David: The Harrison poster says the measurements were done by Loen and King. The Strad pictures are accompanied by one paragraph which doesn't identify how the data were obtained. The del Gesu article says that Loen, et al have measured 46 del Gesu's, but does not state whether these eight were among them. Think we would need to have Loen's book for a more definitive answer to your question. I don't think my abilities in analysis and certainly not construction will ever justify purchasing either this book or the Biddulph book.

OK, Anders, tell me more of what you are thinking. The Hacklinger gauge used by Loen is at least used by the same individual, who has also used it a lot, so I think errors due to inconsistency in technique are minimized. I have been under the impression that the gauge itself has an inherent accuracy of at best a few tents of mm. The accuracy of the ct measurement is stated to be between .5 to 1mm depending on the operator. Would you expect a practiced ct operator still to be unable to match the accuracy of a Hacklinger map, despite being able to map a much greater number of points and produce a more accurate contour? (I certainly don't believe that the top of the Betts is uniformly 1mm)

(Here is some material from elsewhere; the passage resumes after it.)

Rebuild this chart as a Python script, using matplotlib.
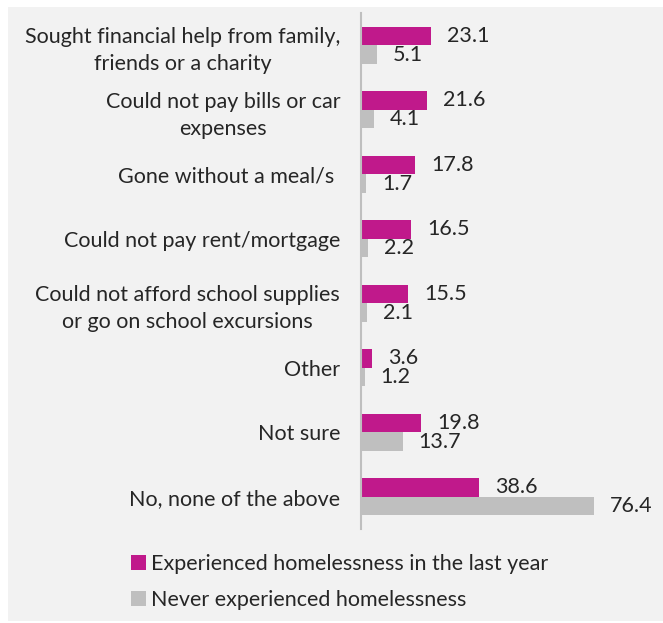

Thanks, David. There is a massive amount of information here. Interestingly, the Betts Strad is one of the violins. The top thickness plot conveys a totally different sense of the graduation than the Betts measurement of Jeffrey Loen. My instinct is that the CT scan method is capable of greater accuracy. Perhaps the plotting program used with the CT scan was not asked to do a fine enough resolution of the output to distinguish the character of the graduation.